• Data listing:
------

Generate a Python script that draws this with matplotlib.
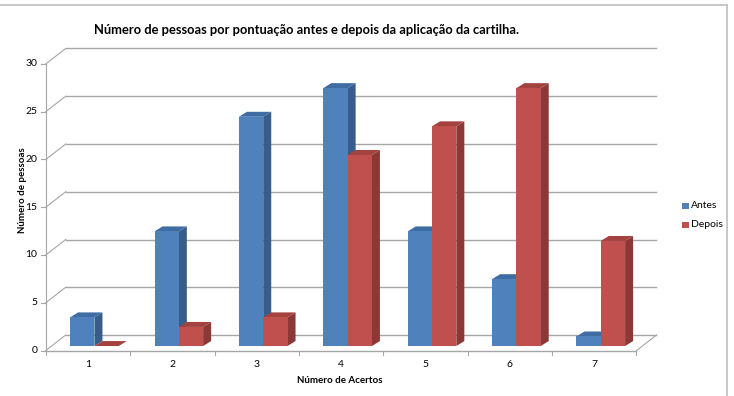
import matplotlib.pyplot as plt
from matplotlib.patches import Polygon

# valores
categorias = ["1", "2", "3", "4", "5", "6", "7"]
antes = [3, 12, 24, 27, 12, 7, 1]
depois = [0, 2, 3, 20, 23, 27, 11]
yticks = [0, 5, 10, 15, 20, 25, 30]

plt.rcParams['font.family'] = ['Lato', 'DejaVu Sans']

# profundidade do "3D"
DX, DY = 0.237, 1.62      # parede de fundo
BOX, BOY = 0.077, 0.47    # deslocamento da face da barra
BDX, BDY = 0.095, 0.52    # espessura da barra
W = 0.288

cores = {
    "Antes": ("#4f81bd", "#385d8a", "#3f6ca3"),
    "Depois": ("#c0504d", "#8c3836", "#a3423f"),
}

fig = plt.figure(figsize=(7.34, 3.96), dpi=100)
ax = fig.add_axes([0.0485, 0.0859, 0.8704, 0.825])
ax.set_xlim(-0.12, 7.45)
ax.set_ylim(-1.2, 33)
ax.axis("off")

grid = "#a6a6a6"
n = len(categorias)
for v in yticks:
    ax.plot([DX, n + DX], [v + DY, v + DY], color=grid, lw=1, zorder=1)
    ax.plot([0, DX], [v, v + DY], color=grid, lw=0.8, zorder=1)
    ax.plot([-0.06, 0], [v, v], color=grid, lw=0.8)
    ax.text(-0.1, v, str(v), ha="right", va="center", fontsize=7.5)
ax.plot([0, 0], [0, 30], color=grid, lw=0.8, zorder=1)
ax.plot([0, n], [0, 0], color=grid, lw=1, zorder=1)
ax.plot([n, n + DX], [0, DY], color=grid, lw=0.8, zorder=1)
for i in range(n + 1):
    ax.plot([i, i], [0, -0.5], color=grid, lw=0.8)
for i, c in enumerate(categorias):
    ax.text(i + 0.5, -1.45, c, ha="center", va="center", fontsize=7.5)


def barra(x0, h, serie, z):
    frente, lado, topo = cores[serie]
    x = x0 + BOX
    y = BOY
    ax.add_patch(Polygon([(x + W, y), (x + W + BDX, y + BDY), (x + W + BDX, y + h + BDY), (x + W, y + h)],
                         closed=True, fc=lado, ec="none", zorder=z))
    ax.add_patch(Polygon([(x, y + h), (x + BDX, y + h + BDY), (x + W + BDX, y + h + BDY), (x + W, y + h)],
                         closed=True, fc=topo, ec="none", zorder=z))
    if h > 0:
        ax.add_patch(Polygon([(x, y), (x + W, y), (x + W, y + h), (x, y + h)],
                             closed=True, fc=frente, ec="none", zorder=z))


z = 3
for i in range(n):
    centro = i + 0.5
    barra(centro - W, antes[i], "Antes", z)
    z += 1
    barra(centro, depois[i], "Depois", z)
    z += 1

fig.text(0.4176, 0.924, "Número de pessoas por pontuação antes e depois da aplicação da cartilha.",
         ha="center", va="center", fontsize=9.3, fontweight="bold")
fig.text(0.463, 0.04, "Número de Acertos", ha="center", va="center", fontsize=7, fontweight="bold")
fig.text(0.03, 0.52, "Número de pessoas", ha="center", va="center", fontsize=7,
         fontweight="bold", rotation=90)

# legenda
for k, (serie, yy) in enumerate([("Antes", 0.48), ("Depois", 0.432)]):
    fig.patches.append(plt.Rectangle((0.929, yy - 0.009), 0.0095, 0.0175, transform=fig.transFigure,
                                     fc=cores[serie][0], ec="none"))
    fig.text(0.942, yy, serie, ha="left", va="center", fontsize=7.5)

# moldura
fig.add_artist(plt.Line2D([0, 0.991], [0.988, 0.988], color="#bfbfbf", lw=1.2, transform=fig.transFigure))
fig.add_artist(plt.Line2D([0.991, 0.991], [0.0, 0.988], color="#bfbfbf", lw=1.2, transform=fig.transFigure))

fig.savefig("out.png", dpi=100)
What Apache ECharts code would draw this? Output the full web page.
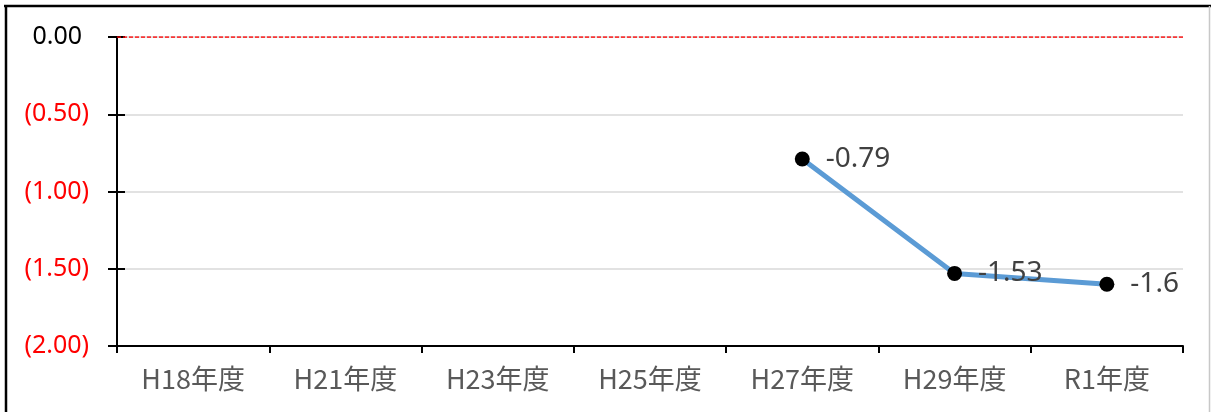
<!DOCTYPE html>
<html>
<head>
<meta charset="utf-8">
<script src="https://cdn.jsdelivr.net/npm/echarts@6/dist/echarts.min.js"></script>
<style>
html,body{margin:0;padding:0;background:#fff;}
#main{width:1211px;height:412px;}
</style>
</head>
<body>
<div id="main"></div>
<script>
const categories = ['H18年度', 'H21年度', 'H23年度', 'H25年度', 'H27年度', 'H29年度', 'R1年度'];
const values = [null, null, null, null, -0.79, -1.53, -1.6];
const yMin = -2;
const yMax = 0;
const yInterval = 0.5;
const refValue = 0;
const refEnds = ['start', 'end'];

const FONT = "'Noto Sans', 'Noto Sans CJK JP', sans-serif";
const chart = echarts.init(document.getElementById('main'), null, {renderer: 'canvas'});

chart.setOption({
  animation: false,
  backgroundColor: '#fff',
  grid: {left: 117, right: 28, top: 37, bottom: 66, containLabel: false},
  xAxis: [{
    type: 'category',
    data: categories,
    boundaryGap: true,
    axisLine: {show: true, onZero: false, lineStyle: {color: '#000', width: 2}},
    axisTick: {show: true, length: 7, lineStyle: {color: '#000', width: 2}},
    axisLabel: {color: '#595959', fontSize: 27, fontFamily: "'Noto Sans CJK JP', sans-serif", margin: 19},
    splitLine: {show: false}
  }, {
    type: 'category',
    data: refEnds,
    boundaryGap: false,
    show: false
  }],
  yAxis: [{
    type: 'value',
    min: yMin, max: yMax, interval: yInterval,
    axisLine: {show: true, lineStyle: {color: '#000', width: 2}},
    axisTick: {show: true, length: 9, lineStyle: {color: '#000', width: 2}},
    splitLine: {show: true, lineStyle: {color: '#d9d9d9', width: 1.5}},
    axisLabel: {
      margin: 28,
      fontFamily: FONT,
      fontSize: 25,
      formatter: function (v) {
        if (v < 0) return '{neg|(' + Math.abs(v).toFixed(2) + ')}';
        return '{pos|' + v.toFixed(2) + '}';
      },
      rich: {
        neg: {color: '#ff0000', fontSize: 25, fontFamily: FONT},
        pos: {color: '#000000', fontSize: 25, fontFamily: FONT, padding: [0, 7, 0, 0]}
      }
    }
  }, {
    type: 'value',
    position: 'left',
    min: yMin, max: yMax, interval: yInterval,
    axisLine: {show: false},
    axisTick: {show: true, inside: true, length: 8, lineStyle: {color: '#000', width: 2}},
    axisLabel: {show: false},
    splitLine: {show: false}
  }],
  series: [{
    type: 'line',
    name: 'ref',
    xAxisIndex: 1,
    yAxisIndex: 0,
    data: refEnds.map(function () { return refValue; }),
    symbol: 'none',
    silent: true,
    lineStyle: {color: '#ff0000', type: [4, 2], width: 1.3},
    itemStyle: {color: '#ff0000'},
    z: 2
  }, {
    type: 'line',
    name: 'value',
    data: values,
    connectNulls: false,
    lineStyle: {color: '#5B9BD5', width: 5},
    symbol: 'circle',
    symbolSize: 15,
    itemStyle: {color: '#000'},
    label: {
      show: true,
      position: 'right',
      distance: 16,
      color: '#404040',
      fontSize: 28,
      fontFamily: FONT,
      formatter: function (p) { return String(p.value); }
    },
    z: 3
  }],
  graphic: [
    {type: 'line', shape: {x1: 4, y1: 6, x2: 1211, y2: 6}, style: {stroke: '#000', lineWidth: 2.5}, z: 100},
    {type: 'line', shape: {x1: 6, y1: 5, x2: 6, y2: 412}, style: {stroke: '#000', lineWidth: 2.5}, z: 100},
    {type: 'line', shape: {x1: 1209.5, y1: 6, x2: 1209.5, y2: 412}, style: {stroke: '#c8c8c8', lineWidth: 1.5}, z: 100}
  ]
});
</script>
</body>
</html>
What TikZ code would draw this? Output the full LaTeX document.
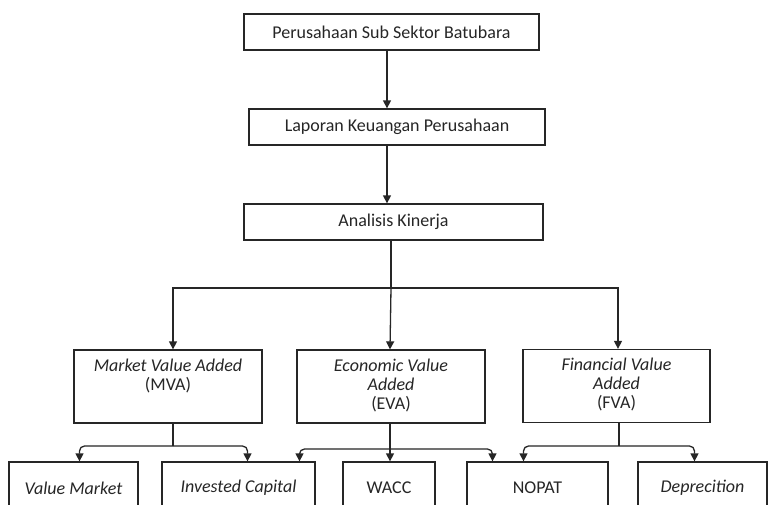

------

Take every line from the records above that has the word "document" and copy it.

const chart = echarts.init(document.getElementById('main'), null, {renderer: 'canvas'});
What TikZ code would draw this? Output the full LaTeX document.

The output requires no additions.